Will Hilton Head taxpayers pay over $115K in attorney fees from Arbor Nature suit?
Landscape and tree grinding operation Arbor Nature may have settled its zoning dispute with the Town of Hilton Head Island in 2019, but the company is coming back to the town to ask for over $115,000 in attorney fees incurred during the 18-month-long legal battle.
Documents filed in the Beaufort County Court of Common Pleas show Arbor Nature retained two attorneys, Tom Taylor and Chester Williams, who say they logged over 400 hours on the case.
The expenses will be discussed by Hilton Head’s Town Council in executive session on Tuesday, according to the meeting agenda.
If the town awards the fees, Assistant Town Manager Josh Gruber said the payment would come from the town’s general fund, which is made up of tax dollars and licensing fees.
Attached to the motion is a breakdown of the hours spent on the case by Taylor and Williams. Taylor’s rate is $275 per hour, while Williams’ rate is $350 per hour. The breakdown includes discounts of attorney fees, but shows that Taylor charged Arbor Nature $25,142 and Williams charged $90,635 for representation during the suit and settlement.
Although the motion for attorney fees is new, it follows a complicated history of the town’s relationship with Arbor Nature. The opportunity to ask for attorney fees was left on the table in 2019, even though it was not part of the original settlement.
“It cost us a year and a half of litigation to force the town to live up to the agreements they made. We were in court three or four different times,” attorney Tom Taylor told The Island Packet. “These are attorneys fees, from my perspective, that never should have had to been incurred by Arbor Nature.”
Arbor Nature’s history on Hilton Head
The filing comes amid sustained tension between the town, Arbor Nature and the public.
The Arbor Nature dispute began in council around May 2016, when town land management ordinance official Teri Lewis wrote the company saying that it was out of compliance following noise complaints from neighbors in Indigo Run.
Arbor Nature appealed to the town’s board of zoning appeals, which stood by Lewis’ decision. When the company appealed to circuit court, the town reached a settlement, which was approved in June 2017.
The settlement required the town to lease 4 acres in the Summit Drive area to Arbor Nature for one year for $1. Arbor Nature then purchased the Summit Drive property for $300,000, where it was not required to meet minimum tree-planting requirements and buffer regulations.
After the settlement was reached, the Town Council voted to renegotiate it in an attempt to move Arbor Nature off the island.
As part of a court order in February 2019, Judge Marvin Dukes required the town to comply with the settlement agreement as it was and said he would “reserve the issue of attorney’s fees and costs until such time as the settlement agreement is fully implemented.”
It took over a year for the parties to implement all the terms of the agreement.
“This is one of those unique cases where a fair settlement agreement was reached… and one party decided they weren’t going to live up to the agreement. It cost a year and half of hard work to force the town to live up to the agreement,” Taylor, representing Arbor Nature, said.

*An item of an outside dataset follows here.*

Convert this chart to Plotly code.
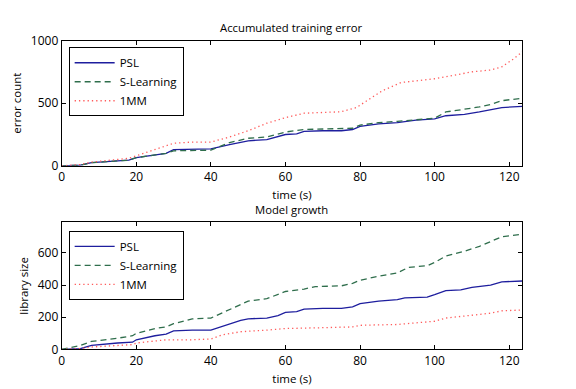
import plotly.graph_objects as go

# ---- Data: Accumulated training error ----
err_t_psl = [0, 5, 8, 10, 15, 18, 20, 25, 28, 30, 35, 40, 45, 50, 55, 60, 63, 65, 70, 75, 78, 80, 85, 90, 95, 100, 103, 108, 112, 115, 118, 123.5]
err_psl = [0, 5, 25, 30, 40, 45, 65, 90, 100, 130, 135, 135, 170, 200, 210, 250, 255, 275, 280, 280, 290, 315, 335, 345, 365, 375, 400, 410, 430, 445, 465, 475]

err_t_sl = [0, 5, 8, 10, 15, 18, 20, 25, 28, 30, 35, 40, 45, 50, 55, 60, 65, 70, 78, 80, 85, 90, 95, 100, 103, 108, 112, 115, 118, 123.5]
err_sl = [0, 5, 25, 30, 40, 45, 65, 90, 100, 120, 122, 125, 185, 220, 230, 270, 290, 295, 300, 325, 345, 355, 370, 380, 430, 450, 470, 490, 520, 540]

err_t_1mm = [0, 5, 8, 15, 18, 20, 25, 30, 35, 40, 45, 50, 55, 60, 65, 70, 75, 79, 82, 86, 91, 95, 100, 105, 110, 115, 118, 121, 123.5]
err_1mm = [0, 10, 30, 50, 60, 80, 130, 180, 190, 190, 230, 280, 340, 385, 420, 428, 432, 465, 525, 600, 665, 678, 695, 722, 750, 765, 790, 850, 910]

# ---- Data: Model growth ----
lib_t_psl = [0, 5, 8, 10, 15, 19, 20, 25, 28, 30, 35, 40, 45, 48, 50, 55, 58, 60, 63, 65, 70, 75, 78, 80, 85, 90, 92, 98, 100, 103, 107, 110, 115, 118, 123.5]
lib_psl = [0, 5, 25, 30, 40, 45, 60, 85, 95, 115, 120, 120, 160, 180, 190, 195, 210, 230, 235, 250, 255, 255, 265, 285, 300, 310, 320, 325, 340, 365, 370, 385, 400, 420, 425]

lib_t_sl = [0, 5, 8, 10, 15, 19, 20, 25, 28, 30, 33, 35, 40, 45, 50, 55, 60, 65, 68, 75, 78, 80, 85, 90, 93, 98, 100, 103, 108, 112, 115, 118, 123.5]
lib_sl = [0, 25, 50, 55, 70, 85, 100, 130, 140, 160, 180, 190, 195, 250, 300, 315, 360, 375, 390, 395, 410, 430, 455, 475, 510, 520, 540, 580, 610, 640, 670, 700, 715]

lib_t_1mm = [0, 5, 8, 15, 19, 20, 25, 28, 35, 40, 43, 48, 55, 60, 70, 78, 80, 90, 95, 100, 103, 110, 115, 118, 123.5]
lib_1mm = [0, 5, 15, 25, 30, 40, 50, 60, 60, 65, 90, 110, 120, 130, 135, 140, 150, 155, 165, 175, 195, 210, 225, 240, 245]

names = ["PSL", "S-Learning", "1MM"]
colors = ["#1e1e9e", "#2f6e4c", "#ff5a5a"]
dashes = ["solid", "6px,4px", "1.3px,3px"]
widths = [1.3, 1.3, 1.3]

FONT = "Open Sans"

fig = go.Figure()

top = [(err_t_psl, err_psl), (err_t_sl, err_sl), (err_t_1mm, err_1mm)]
bot = [(lib_t_psl, lib_psl), (lib_t_sl, lib_sl), (lib_t_1mm, lib_1mm)]

for i, (x, y) in enumerate(top):
    fig.add_trace(go.Scatter(x=x, y=y, mode="lines", name=names[i],
                             line=dict(color=colors[i], dash=dashes[i], width=widths[i]),
                             xaxis="x", yaxis="y", legend="legend"))
for i, (x, y) in enumerate(bot):
    fig.add_trace(go.Scatter(x=x, y=y, mode="lines", name=names[i],
                             line=dict(color=colors[i], dash=dashes[i], width=widths[i]),
                             xaxis="x2", yaxis="y2", legend="legend2"))

ax_common = dict(showline=True, linecolor="black", linewidth=1, mirror="allticks",
                 ticks="inside", ticklen=4, tickcolor="black", showgrid=False,
                 zeroline=False, tickfont=dict(size=12, color="black", family=FONT))

x0, x1 = 59 / 576, 522 / 576

fig.update_layout(
    width=576, height=389,
    margin=dict(l=0, r=0, t=0, b=0),
    paper_bgcolor="white", plot_bgcolor="white",
    font=dict(family=FONT, size=11, color="black"),
    xaxis=dict(domain=[x0, x1], range=[0, 123.5], tickvals=[0, 20, 40, 60, 80, 100, 120],
               anchor="y", title=dict(text="time (s)", standoff=6, font=dict(size=11.5)), **ax_common),
    yaxis=dict(domain=[1 - 164 / 389, 1 - 33 / 389], range=[0, 1000], tickvals=[0, 500, 1000],
               anchor="x", title=dict(text="error count", standoff=6, font=dict(size=11.5)), **ax_common),
    xaxis2=dict(domain=[x0, x1], range=[0, 123.5], tickvals=[0, 20, 40, 60, 80, 100, 120],
                anchor="y2", title=dict(text="time (s)", standoff=7, font=dict(size=11.5)), **ax_common),
    yaxis2=dict(domain=[1 - 356 / 389, 1 - 223 / 389], range=[0, 790], tickvals=[0, 200, 400, 600],
                anchor="x2", title=dict(text="library size", standoff=6, font=dict(size=11.5)), **ax_common),
    legend=dict(x=66 / 576, y=1 - 40 / 389, xanchor="left", yanchor="top",
                bordercolor="black", borderwidth=1, bgcolor="white",
                font=dict(size=11.5, family=FONT), tracegroupgap=0, itemwidth=40),
    legend2=dict(x=66 / 576, y=1 - 232 / 389, xanchor="left", yanchor="top",
                 bordercolor="black", borderwidth=1, bgcolor="white",
                 font=dict(size=11.5, family=FONT), tracegroupgap=0, itemwidth=40),
    annotations=[
        dict(text="Accumulated training error", x=(x0 + x1) / 2, y=1 - 19 / 389, xref="paper", yref="paper",
             showarrow=False, font=dict(size=11.3, family=FONT), xanchor="center", yanchor="middle"),
        dict(text="Model growth", x=(x0 + x1) / 2, y=1 - 210 / 389, xref="paper", yref="paper",
             showarrow=False, font=dict(size=11.3, family=FONT), xanchor="center", yanchor="middle"),
    ],
)

fig.write_html("out.html")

Town Council Attorney Curtis Coltrane declined to comment on the request for attorney fees.
Following the movement to Summit Drive, residents in Port Royal Plantation were incensed by the noisy tree-grinding operation moving from one residential area to a location next to another neighborhood. They maintained that the town fumbled the lawsuit and was giving away land, spending more money and inconveniencing them.
The drama with Arbor Nature hasn’t let up.
In September, the company applied for a permit for a solid waste transfer station on Summit Drive.
A solid waste transfer station is different from a permanent waste dump — construction and demolition debris is stored temporarily at a transfer station before being brought to a dump off the island.
Residents strongly opposed the application to the S.C. Department of Health and Environmental Control, calling it a “nightmare” to store 240 tons of waste on the island’s north end.
Dozens, including Mayor John McCann, spoke out against the application this fall in public meetings.
“Our eco-friendly island would tragically suffer from this demolition site with its trucking mania,” Port Royal Plantation resident Pauline Leland told The Island Packet in October. “The amount of trucks that will be going back and forth on the road will be constant, not to mention that so much stuff will be left there.”
The public comment window for Arbor Nature’s permit has closed, but DHEC has not announced a decision yet.